If Goochland County wants marijuana retail stores it will ask for them — at least that’s the position county leaders hope law makers will allow them to adopt.
On Oct. 5, county supervisors received an overview of Goochland’s proposed 2022 Legislative Agenda — essentially a summary of the Sept. 14 annual meeting involving the County’s legislative delegation, the Board of Supervisors, the School Board, Constitutional Officers, and representatives from the Electoral Board and Monacan Soil and Water Conservation District — and, of the four top priorities discussed, two related to the sale and distribution of marijuana.
The specific issue supervisors have zeroed in on is whether marijuana retail operations should be allowed to open up shop in a locality provided that no local ordinance has been enacted to prevent them from doing so.
Currently, according to state code, a locality must enact legislation to ban the operations from opening their doors. Goochland leaders, however, would like to see just the opposite: they would prefer marijuana retail stores be prohibited unless a locality approves them via a local referendum.

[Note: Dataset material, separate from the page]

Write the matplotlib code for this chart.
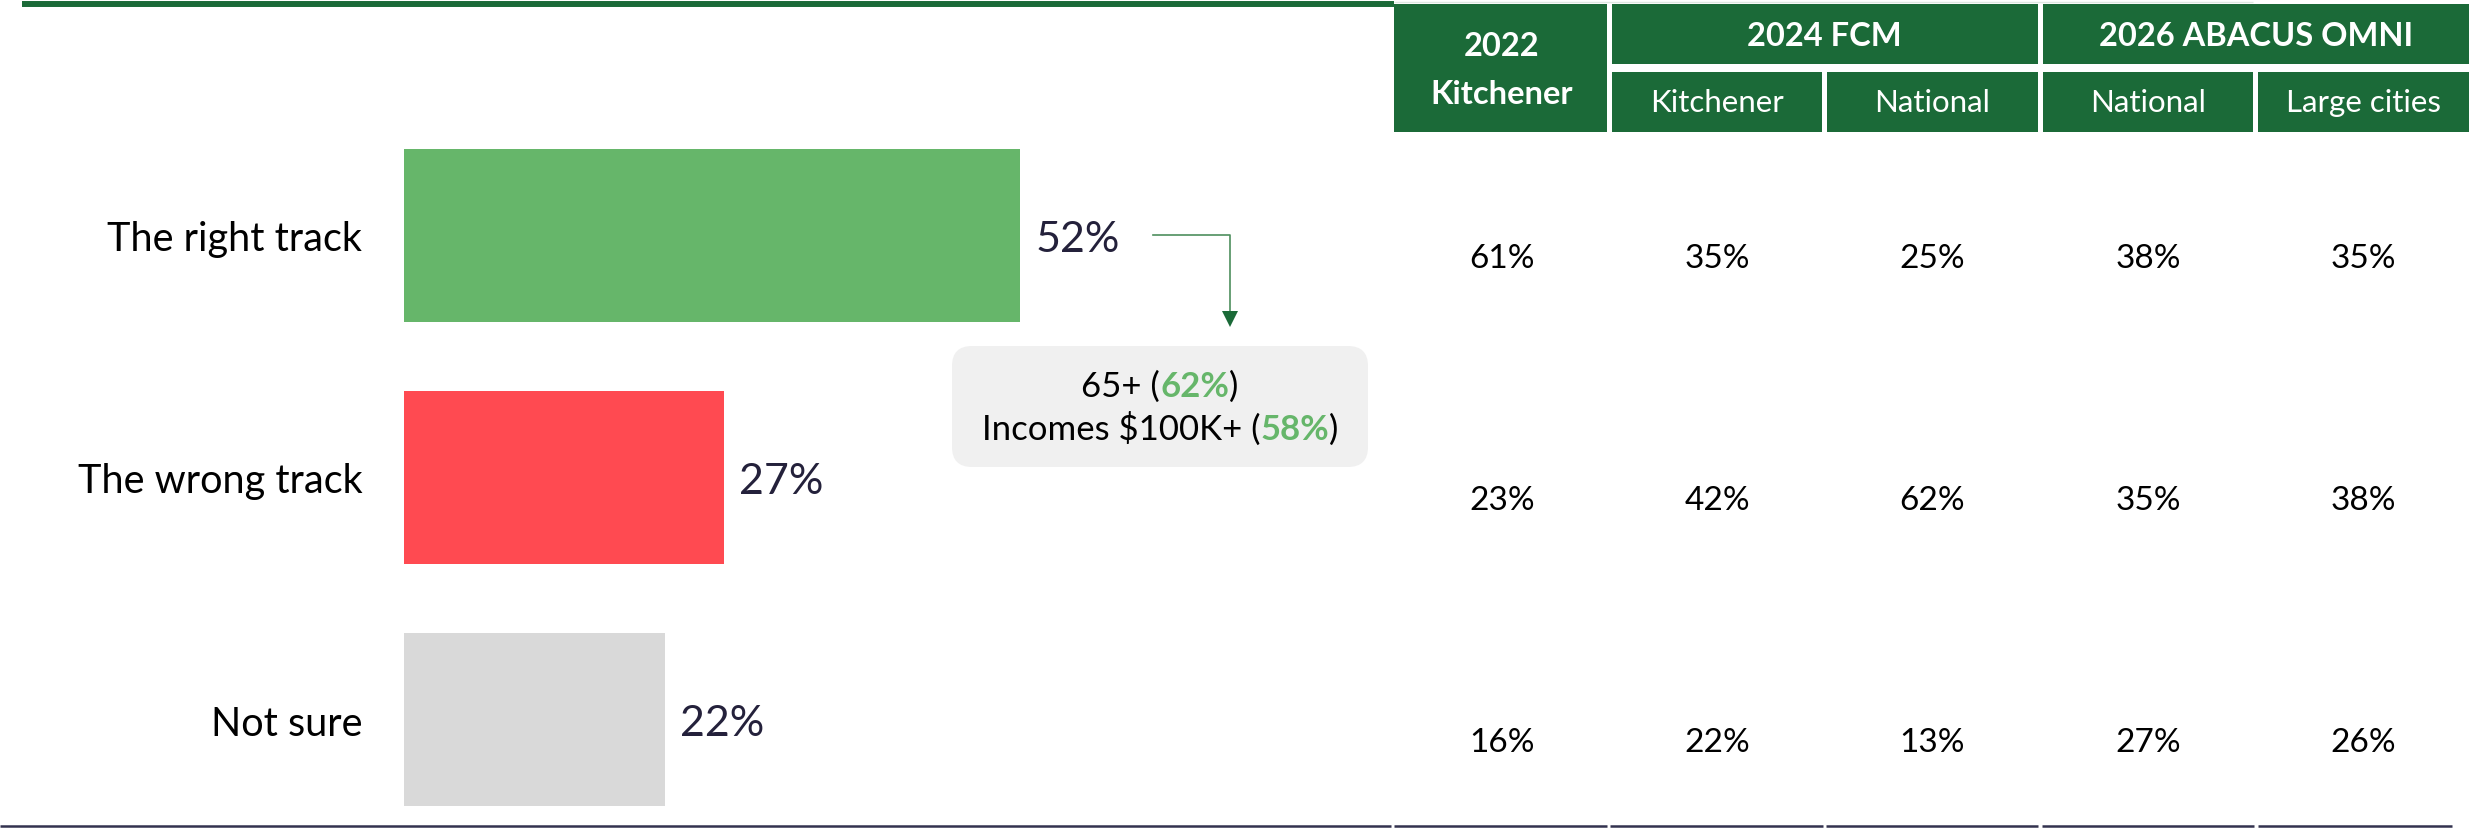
import matplotlib
matplotlib.use("Agg")
import matplotlib.pyplot as plt
from matplotlib.patches import Rectangle, FancyBboxPatch

# ---------------- data ----------------
categories = ["The right track", "The wrong track", "Not sure"]
values = [52, 27, 22]
bar_colors = ["#66b66a", "#ff4a51", "#d9d9d9"]

group_headers = ["2024 FCM", "2026 ABACUS OMNI"]
first_header = ["2022", "Kitchener"]
sub_headers = ["Kitchener", "National", "National", "Large cities"]
table_values = [
    [61, 35, 25, 38, 35],
    [23, 42, 62, 35, 38],
    [16, 22, 13, 27, 26],
]
callout_lines = [
    [("65+ (", "black", "normal"), ("62%", "#66b66a", "bold"), (")", "black", "normal")],
    [("Incomes $100K+ (", "black", "normal"), ("58%", "#66b66a", "bold"), (")", "black", "normal")],
]

# ---------------- style ----------------
W, H = 2471, 829
plt.rcParams["font.family"] = ["Lato", "DejaVu Sans"]
HEADER_GREEN = "#1b6a38"
VALUE_COLOR = "#24213b"

fig = plt.figure(figsize=(W / 100, H / 100), dpi=100)
fig.patch.set_facecolor("white")


def fx(px):
    return px / W


def fy(py):
    return 1 - py / H


# overlay axes in pixel coordinates (decorations)
oax = fig.add_axes([0, 0, 1, 1], zorder=0)
oax.set_xlim(0, W)
oax.set_ylim(H, 0)
oax.axis("off")

# ---------------- bar chart ----------------
px_per_pct = 11.85
bar_left, bar_right_lim = 404, 1390
top, bottom = 133, 827
row_step = 242
first_center = 236.5
ax = fig.add_axes([fx(bar_left), fy(bottom), (bar_right_lim - bar_left) / W, (bottom - top) / H], zorder=2)
ax.patch.set_alpha(0)
ypos = list(range(len(categories)))
bars = ax.barh(ypos, values, height=173 / row_step, color=bar_colors)
ax.set_xlim(0, (bar_right_lim - bar_left) / px_per_pct)
y0 = (first_center - top) / row_step
ax.set_ylim(-y0 + (bottom - top) / row_step, -y0)
ax.set_yticks(ypos)
ax.set_yticklabels(categories, fontsize=28.5, color="black")
ax.tick_params(axis="y", length=0, pad=30)
ax.set_xticks([])
for s in ax.spines.values():
    s.set_visible(False)
# value labels: digits vertically centred on the bar
for b, v in zip(bars, values):
    ax.annotate(f"{v}%", xy=(b.get_width(), b.get_y() + b.get_height() / 2),
                xytext=(11, -11.5), textcoords="offset points",
                ha="left", va="baseline", fontsize=31, color=VALUE_COLOR)

# ---------------- table ----------------
tab_left, tab_right = 1394, 2471
ncol = len(table_values[0])
tax = fig.add_axes([fx(tab_left), fy(bottom), (tab_right - tab_left) / W, (bottom - top) / H], zorder=2)
tax.patch.set_alpha(0)
tax.set_xlim(0, ncol)
t0 = (268 - top) / row_step
tax.set_ylim(-t0 + (bottom - top) / row_step, -t0)
tax.axis("off")
for i, row in enumerate(table_values):
    for j, v in enumerate(row):
        tax.text(j + 0.5, i, f"{v}%", ha="center", va="baseline", fontsize=24, color="black")

# header
hax = fig.add_axes([fx(tab_left), fy(133), (tab_right - tab_left) / W, 128 / H], zorder=2)
hax.set_xlim(0, ncol)
hax.set_ylim(128, 0)
hax.axis("off")
gx = 2.5 / 215.4
hax.add_patch(Rectangle((0, 0), 1 - gx, 128, color=HEADER_GREEN, lw=0))
for k, g in enumerate(group_headers):
    x0 = 1 + 2 * k
    hax.add_patch(Rectangle((x0 + gx, 0), 2 - 2 * gx, 60, color=HEADER_GREEN, lw=0))
    hax.text(x0 + 1, 32, g, ha="center", va="center", fontsize=23.5, fontweight="bold", color="white")
for k, s in enumerate(sub_headers):
    x0 = 1 + k
    hax.add_patch(Rectangle((x0 + gx, 68), 1 - 2 * gx, 60, color=HEADER_GREEN, lw=0))
    hax.text(x0 + 0.5, 98, s, ha="center", va="center", fontsize=22.5, color="white")
hax.text(0.5, 42, first_header[0], ha="center", va="center", fontsize=23.5, fontweight="bold", color="white")
hax.text(0.5, 89, first_header[1], ha="center", va="center", fontsize=23.5, fontweight="bold", color="white")

# ---------------- decorations ----------------
oax.plot([22, 1394], [5, 5], color=HEADER_GREEN, lw=4.3, solid_capstyle="butt")
oax.plot([1394, 2253], [2.5, 2.5], color="#dfe8e2", lw=1.0, solid_capstyle="butt")
seg_edges = [(0, 1391), (1394, 1607), (1610, 1823), (1826, 2038), (2042, 2254), (2258, 2452)]
for a, b in seg_edges:
    oax.plot([a, b], [827, 827], color="#33324f", lw=1.8, solid_capstyle="butt")

# callout arrow
oax.plot([1153, 1230, 1230], [236, 236, 318], color="#4e8f5e", lw=1.2)
oax.plot([1230], [320], marker="v", markersize=12, color="#1b6a38", markeredgewidth=0)

# callout box
oax.add_patch(FancyBboxPatch((952, 347), 416, 121, boxstyle="round,pad=0,rounding_size=20",
                             facecolor="#f0f0f0", edgecolor="none"))

fig.canvas.draw()
renderer = fig.canvas.get_renderer()
baselines = [397, 440]
cx = 1160
for line, base in zip(callout_lines, baselines):
    texts = [oax.text(0, base, s, color=c, fontweight=w, fontsize=25, va="baseline", ha="left")
             for s, c, w in line]
    widths = [t.get_window_extent(renderer).width for t in texts]
    x = cx - sum(widths) / 2
    for t, wd in zip(texts, widths):
        t.set_x(x)
        x += wd

fig.savefig("out.png", dpi=100, facecolor="white")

Essentially, said County Administrative Services Director Paul Drumwright during his presentation to the board, “We believe we should not have to incur the time and expense of prohibiting something and instead should go through the process only if we were going to allow it.”
Drumwright noted that the initial legislation had prohibited marijuana retail operations unless approved by localities, but that the language had been changed at some point in the legislative process.
The county is also requesting that lawmakers amend the state code to prohibit marijuana cultivation facilities from selling plants or seeds directly to customers, since they feel that this should remain a function of retail operations only.
Regardless of how lawmakers proceed, it remains to be seen what kind of impact may be seen once marijuana retail stores are allowed to open legally in Virginia.
A 2020 study that looked at marijuana legalization between 2000 and 2019 found that the substantial changes in its legal status hadn’t had “much overall effect on marijuana use by children and adolescents, at least during the past two decades,” according to the American Journal of Public Health. It said “prevalence of marijuana use among adolescents has remained remarkably steady over the past 20 years despite substantial changes in its legality.”
Cathy Dyson of The Free Lance-Star contributed to this report.